Jo-Erlend Schinstad joerlend.schinstad at
Thu Dec 15 13:48:19 UTC 2011

Den 15. des. 2011 14:25, skrev Chris Wilson:
> I don't think turning off Unity after the upgrade is the way to go,
> partly because there isn't anything to replace it with since Gnome 2
> is no longer maintained, but mainly because any disruption to the
> user's workflow caused by the transition (and you're right in thinking
> there will be) will only be temporary until they learn how to use
> Unity, which isn't too difficult once you get down to it.

First of all, you're wrong. The classic desktop is available and 
supported in Ubuntu. The indicator applet is also available, though from 
a third-party repo, but that's easily handled.A few weeks ago, I made 
this screenshot, for instance. It is Gnome 3 in 11.10: I did that in only a couple 
of minutes. Not a big deal at all. Otherwise I wouldn't have suggested it.

But the notion that it is easy to learn how to use Unity is only valid 
when people are willing to learn. A lot of people are not. I've taught a 
number of really basic users how to get stuff done in Ubuntu, for 
instance. I feel confident that a high percentage of those will stop 
using their computers until I can teach them Unity. LTS users are 
special, and I am only recommending this for LTS-upgrades, only for 
upgrades and switching to Unity should be possible by the click of a 
button at the center of the screen. Fresh installs should use Unity.

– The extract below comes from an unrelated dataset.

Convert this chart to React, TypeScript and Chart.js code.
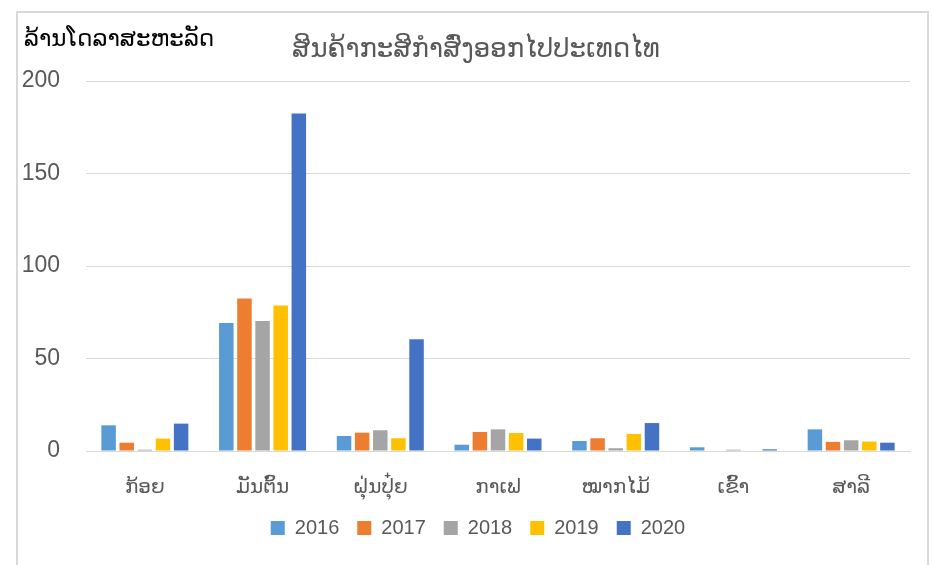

> I think a better solution would be to notify the users of the new
> interface during the upgrade process, preferably as close to the
> beginning as possible, but of course spin it in a positive manner,
> such as "Ubuntu's had a facelift and now looks even better then ever".
Preferably, users should've read the release notes before upgrading to 
begin with, so such a notification should be pointless. But we don't 
live in an ideal world, and as I said in my original post, a large 
number of users are either afraid or unwilling to explore their systems. 
I don't think that should be required in order to keep using Ubuntu. I 
agree that most people should find Unity easy to learn, but I think the 
friendly thing to do is to let the user choose. For those who know what 
it is, it'll be one click. For those who doesn't, it will be one click 
to try it and one click to keep the classic or switch to the new one. 
This gives a sense of control that tends to dispel the fear and 
uncertainty that some users do feel when things suddenly changes.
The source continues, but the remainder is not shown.